__Exercise aim__. From the entries below, gather every line containing the string "image".

__Raw data__.
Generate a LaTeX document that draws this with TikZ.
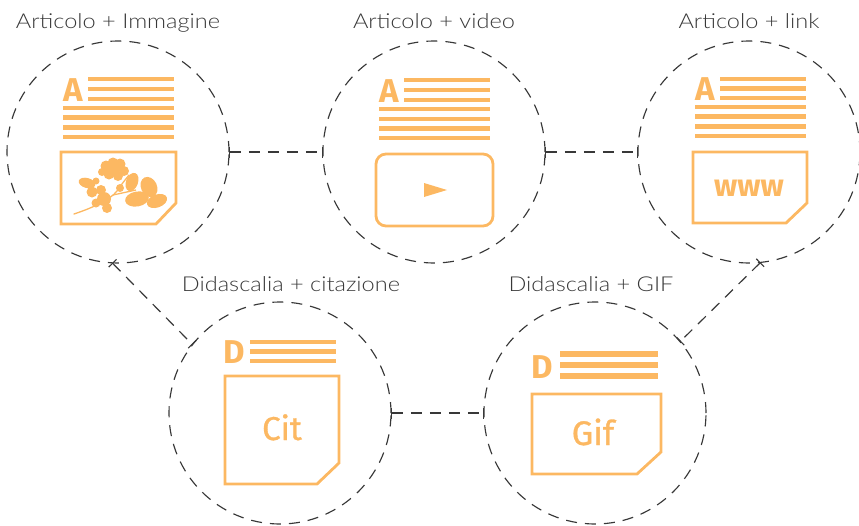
\documentclass[tikz,border=0pt]{standalone}
\usepackage{fontspec}
\setmainfont{Lato}
\newfontfamily\titlefont{Lato Light}
\newfontfamily\iconfont{Fira Sans}
\usetikzlibrary{arrows.meta}
\definecolor{ink}{HTML}{383838}
\definecolor{accent}{HTML}{FCB862}
\newcommand\widetitle[1]{\scalebox{1.15}[1]{#1}}
\begin{document}
\begin{tikzpicture}[x=1pt,y=-1pt,
  ring/.style={circle,draw=ink,line width=1.15pt,dash pattern=on 11pt off 8pt,
    minimum size=222pt,inner sep=0pt,outer sep=0pt},
  link/.style={draw=ink,line width=1.15pt,dash pattern=on 11pt off 8pt,
    {Bar[width=11pt,line width=1.15pt]}-{Bar[width=11pt,line width=1.15pt]}},
  title/.style={font=\titlefont\fontsize{20.5}{22}\selectfont,text=ink,inner sep=0pt,anchor=base},
  frame/.style={draw=accent,line width=2.8pt,line join=miter},
  glyph/.style={font=\iconfont\bfseries\fontsize{33}{36}\selectfont,text=accent,inner sep=0pt,anchor=base},
  word/.style={glyph,font=\iconfont\addfontfeatures{FakeBold=1}\fontsize{33}{36}\selectfont}
]
\useasboundingbox (0,0) rectangle (859,525);

% text line bars: \bars{x1}{x2}{list of y}{thickness}
\newcommand\bars[4]{\foreach \yy in {#3}{\fill[accent] (#1,\yy-#4/2) rectangle (#2,\yy+#4/2);}}

% --- circles ---
\node[ring] (c1) at (118,152) {};
\node[ring] (c2) at (434,152) {};
\node[ring] (c3) at (749,152) {};
\node[ring] (c4) at (280,413) {};
\node[ring] (c5) at (595,413) {};

% --- titles ---
\node[title] (t1) at (118,28) {\widetitle{Articolo + Immagine}};
\node[title] (t2) at (434,28) {\widetitle{Articolo + video}};
\node[title] (t3) at (749,28) {\widetitle{Articolo + link}};
\node[title] (t4) at (291,291) {\widetitle{Didascalia + citazione}};
\node[title] (t5) at (591,291) {\widetitle{Didascalia + GIF}};

% --- connectors ---
\draw[link] (c1.east) -- (c2.west);
\draw[link] (c2.east) -- (c3.west);
\draw[link] (c4.east) -- (c5.west);
\draw[link] (c1.267) -- (c4.142);
\draw[link] (c3.276) -- (c5.40);

% --- article + image ---
\node[glyph] (a1) at (73,101) {A};
\bars{88}{174}{79,89,99}{4.6}
\bars{63}{174}{108,117.7,127.3,137}{4.6}
\draw[frame] (61,152) -- (176,152) -- (176,203) -- (156,224) -- (61,224) -- cycle;
% flowering sprig
\begin{scope}[fill=accent]
  \draw[accent,line width=1.3pt,line cap=round] (74,214) .. controls (92,208) and (110,200) .. (117,191)
    .. controls (121,185) and (125,180) .. (129,175);
  \draw[accent,line width=1.3pt] (113,195) -- (136,190);
  % blossom cluster
  \fill (106,166) circle (5.5);
  \fill (113,163) circle (5.5);
  \fill (120,164) circle (5.5);
  \fill (124,171) circle (5);
  \fill (118,176) circle (5);
  \fill (109,174) circle (5.5);
  \fill (102,172) circle (4);
  \fill (114,170) circle (6);
  % left leaf
  \fill[rotate around={-15:(87,183)}] (87,183) ellipse (8.5 and 5);
  \fill (96,181) circle (3.5);
  % lower cluster
  \fill (92,192) circle (5.5);
  \fill (101,190) circle (5);
  \fill (104,199) circle (7);
  \fill (96,203) circle (4.5);
  \fill (107,208) circle (5);
  \fill (120,188) circle (4);
  % right leaves
  \fill[rotate around={-20:(132,182)}] (132,182) ellipse (6 and 9.5);
  \fill[rotate around={25:(149,187)}] (149,187) ellipse (8 and 10.5);
  \fill[rotate around={10:(137,199)}] (137,199) ellipse (12 and 7.5);
  \fill[rotate around={20:(157,201)}] (157,201) ellipse (10.5 and 6.5);
\end{scope}

% --- article + video ---
\node[glyph] (a2) at (389,102) {A};
\bars{404}{490}{80,90,100}{4.6}
\bars{379}{490}{109,119,128.7,138}{4.6}
\draw[frame,rounded corners=10pt] (376,154) rectangle (493,226);
\fill[accent] (424,183) -- (447,190) -- (424,197) -- cycle;

% --- article + link ---
\node[glyph] (a3) at (705,100) {A};
\bars{720}{806}{79,88.5,98}{4.6}
\bars{695}{806}{107,116.7,126.3,136}{4.6}
\draw[frame] (693,152) -- (807,152) -- (807,203) -- (786,223) -- (693,223) -- cycle;
\node[glyph,font=\iconfont\bfseries\fontsize{31}{32}\selectfont] (w3) at (749,196) {www};

% --- caption + quote ---
\node[glyph] (d4) at (234,363) {D};
\bars{250}{336}{342,351.5,361}{4.6}
\draw[frame] (225,376) -- (339,376) -- (339,463) -- (317,484) -- (225,484) -- cycle;
\node[word] (q4) at (282,440) {Cit};

% --- caption + GIF ---
\node[glyph] (d5) at (542,378) {D};
\bars{560}{658}{354,365,376}{5.5}
\draw[frame] (532,394) -- (661,394) -- (661,452) -- (637,474) -- (532,474) -- cycle;
\node[word,font=\iconfont\addfontfeatures{FakeBold=1}\fontsize{34}{36}\selectfont] (g5) at (593,445) {Gif};
\end{tikzpicture}
\end{document}
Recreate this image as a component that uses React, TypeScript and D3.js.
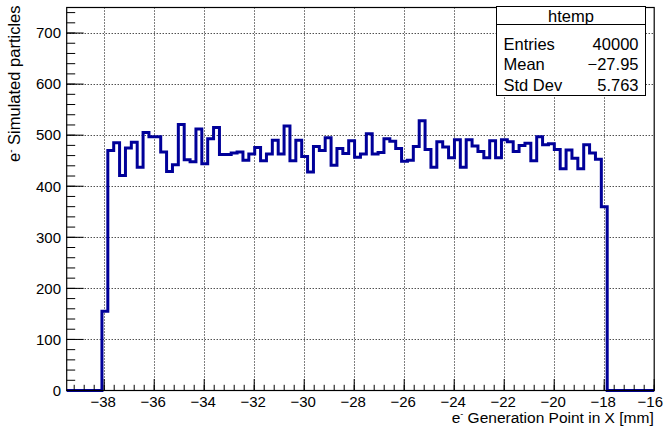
import * as d3 from "d3";
import { useEffect, useRef } from "react";

// histogram binning (100 bins)
const xMin = -39.5;
const xMax = -16;
const yMax = 750;

const binCounts = [
  0, 0, 0, 0, 0, 0,
  155, 470, 485, 421, 475, 486, 437, 505, 497, 497,
  467, 429, 442, 521, 452, 448, 512, 444, 493, 515,
  462, 462, 465, 467, 451, 463, 476, 450, 463, 490,
  463, 518, 450, 490, 458, 428, 478, 470, 495, 441,
  474, 464, 489, 457, 463, 503, 463, 466, 493, 488,
  474, 449, 451, 478, 528, 472, 437, 487, 477, 456,
  491, 437, 491, 479, 468, 456, 489, 456, 491, 487,
  468, 480, 484, 450, 497, 481, 483, 472, 434, 471,
  455, 434, 481, 465, 453, 360,
  0, 0, 0, 0, 0, 0, 0, 0,
];

const xTicks = [-38, -36, -34, -32, -30, -28, -26, -24, -22, -20, -18, -16];
const yTicks = [0, 100, 200, 300, 400, 500, 600, 700];

const statsTitle = "htemp";
const statsLabels = ["Entries", "Mean", "Std Dev"];
const statsValues = ["40000", "\u221227.95", "5.763"];

const xTitle = " Generation Point in X [mm]";
const yTitle = " Simulated particles";

const App: React.FC = () => {
  const ref = useRef<SVGSVGElement | null>(null);

  useEffect(() => {
    if (!ref.current) return;
    const svg = d3.select(ref.current);
    svg.selectAll("*").remove();

    const width = 665;
    const height = 427;
    const frame = { left: 66.7, right: 654.2, top: 7.5, bottom: 390.5 };
    const font = "'Liberation Sans', Arial, Helvetica, sans-serif";

    svg.attr("width", width).attr("height", height);

    const x = d3.scaleLinear().domain([xMin, xMax]).range([frame.left, frame.right]);
    const y = d3.scaleLinear().domain([0, yMax]).range([frame.bottom, frame.top]);

    svg.append("rect").attr("width", width).attr("height", height).attr("fill", "white");

    // grid
    const grid = svg.append("g").attr("stroke", "#000").attr("stroke-width", 1)
      .attr("stroke-dasharray", "1,2");
    grid.selectAll("line.gx")
      .data(xTicks.filter((t) => t < xMax))
      .join("line")
      .attr("x1", (d) => Math.round(x(d)) + 0.5)
      .attr("x2", (d) => Math.round(x(d)) + 0.5)
      .attr("y1", frame.top)
      .attr("y2", frame.bottom);
    grid.selectAll("line.gy")
      .data(yTicks.filter((t) => t > 0))
      .join("line")
      .attr("x1", frame.left)
      .attr("x2", frame.right)
      .attr("y1", (d) => Math.round(y(d)) + 0.5)
      .attr("y2", (d) => Math.round(y(d)) + 0.5);

    // histogram outline
    const binWidth = (xMax - xMin) / binCounts.length;
    const pts: [number, number][] = binCounts.map((c, i) => [xMin + i * binWidth, c]);
    pts.push([xMax, binCounts[binCounts.length - 1]]);
    const line = d3
      .line<[number, number]>()
      .x((d) => x(d[0]))
      .y((d) => y(d[1]))
      .curve(d3.curveStepAfter);
    svg.append("path")
      .datum(pts)
      .attr("fill", "none")
      .attr("stroke", "#000099")
      .attr("stroke-width", 3)
      .attr("d", line);

    // frame
    svg.append("rect")
      .attr("x", frame.left)
      .attr("y", frame.top)
      .attr("width", frame.right - frame.left)
      .attr("height", frame.bottom - frame.top)
      .attr("fill", "none")
      .attr("stroke", "#000")
      .attr("stroke-width", 1.2);

    // x ticks
    const ax = svg.append("g").attr("stroke", "#000").attr("stroke-width", 1);
    const xMinor = d3.range(-39.2, xMax + 0.01, 0.4);
    ax.selectAll("line.mx")
      .data(xMinor)
      .join("line")
      .attr("x1", (d) => x(d))
      .attr("x2", (d) => x(d))
      .attr("y1", frame.bottom)
      .attr("y2", frame.bottom - 5.7);
    ax.selectAll("line.Mx")
      .data(xTicks)
      .join("line")
      .attr("x1", (d) => x(d))
      .attr("x2", (d) => x(d))
      .attr("y1", frame.bottom)
      .attr("y2", frame.bottom - 11.5);

    // y ticks
    const yMinor = d3.range(0, yMax + 0.01, 20);
    ax.selectAll("line.my")
      .data(yMinor)
      .join("line")
      .attr("x1", frame.left)
      .attr("x2", frame.left + 8.5)
      .attr("y1", (d) => y(d))
      .attr("y2", (d) => y(d));
    ax.selectAll("line.My")
      .data(yTicks)
      .join("line")
      .attr("x1", frame.left)
      .attr("x2", frame.left + 17)
      .attr("y1", (d) => y(d))
      .attr("y2", (d) => y(d));

    const fmt = d3.format("d");
    svg.append("g")
      .selectAll("text")
      .data(xTicks)
      .join("text")
      .attr("x", (d) => (d === xMax ? width - 2 : x(d) - 1))
      .attr("y", 407)
      .attr("text-anchor", (d) => (d === xMax ? "end" : "middle"))
      .attr("font-family", font)
      .attr("font-size", 15)
      .text((d) => fmt(d));
    svg.append("g")
      .selectAll("text")
      .data(yTicks)
      .join("text")
      .attr("x", 61)
      .attr("y", (d) => y(d) + 5.3)
      .attr("text-anchor", "end")
      .attr("font-family", font)
      .attr("font-size", 15)
      .text((d) => fmt(d));

    // axis titles
    const xt = svg.append("text")
      .attr("x", frame.right - 0.5)
      .attr("y", 422.5)
      .attr("text-anchor", "end")
      .attr("font-family", font)
      .attr("font-size", 15.5);
    xt.append("tspan").text("e");
    xt.append("tspan").attr("dy", -6).attr("font-size", 9).text("-");
    xt.append("tspan").attr("dy", 6).text(xTitle);

    const yt = svg.append("text")
      .attr("transform", `translate(19.5,${frame.top - 2}) rotate(-90)`)
      .attr("text-anchor", "end")
      .attr("font-family", font)
      .attr("font-size", 16.5);
    yt.append("tspan").text("e");
    yt.append("tspan").attr("dy", -6).attr("font-size", 10).text("-");
    yt.append("tspan").attr("dy", 6).text(yTitle);

    // stats box
    const box = { left: 496.5, right: 645.5, top: 6.5, bottom: 95.5, sep: 24.5 };
    const sb = svg.append("g").attr("font-family", font);
    sb.append("rect")
      .attr("x", box.left)
      .attr("y", box.top)
      .attr("width", box.right - box.left)
      .attr("height", box.bottom - box.top)
      .attr("fill", "white")
      .attr("stroke", "#000")
      .attr("stroke-width", 1);
    sb.append("line")
      .attr("x1", box.left)
      .attr("x2", box.right)
      .attr("y1", box.sep)
      .attr("y2", box.sep)
      .attr("stroke", "#000");
    sb.append("text")
      .attr("x", (box.left + box.right) / 2)
      .attr("y", 21.5)
      .attr("text-anchor", "middle")
      .attr("font-size", 16.5)
      .text(statsTitle);
    const rowY = [49.5, 70, 90.5];
    statsLabels.forEach((lab, i) => {
      sb.append("text")
        .attr("x", 503.5)
        .attr("y", rowY[i])
        .attr("font-size", 16.5)
        .text(lab);
      sb.append("text")
        .attr("x", 638.5)
        .attr("y", rowY[i])
        .attr("text-anchor", "end")
        .attr("font-size", 16.5)
        .text(statsValues[i]);
    });
  }, []);

  return <svg ref={ref} style={{ position: "absolute", left: 0, top: 0 }}></svg>;
};

export default App;
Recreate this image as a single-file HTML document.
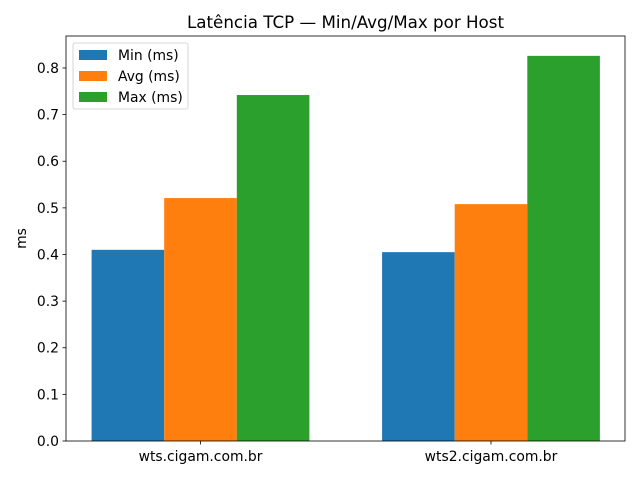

__Answer__.
% --- article + image ---
Recreate this image as a component that uses React, TypeScript and D3.js.
Recreate this image as a single-file HTML document.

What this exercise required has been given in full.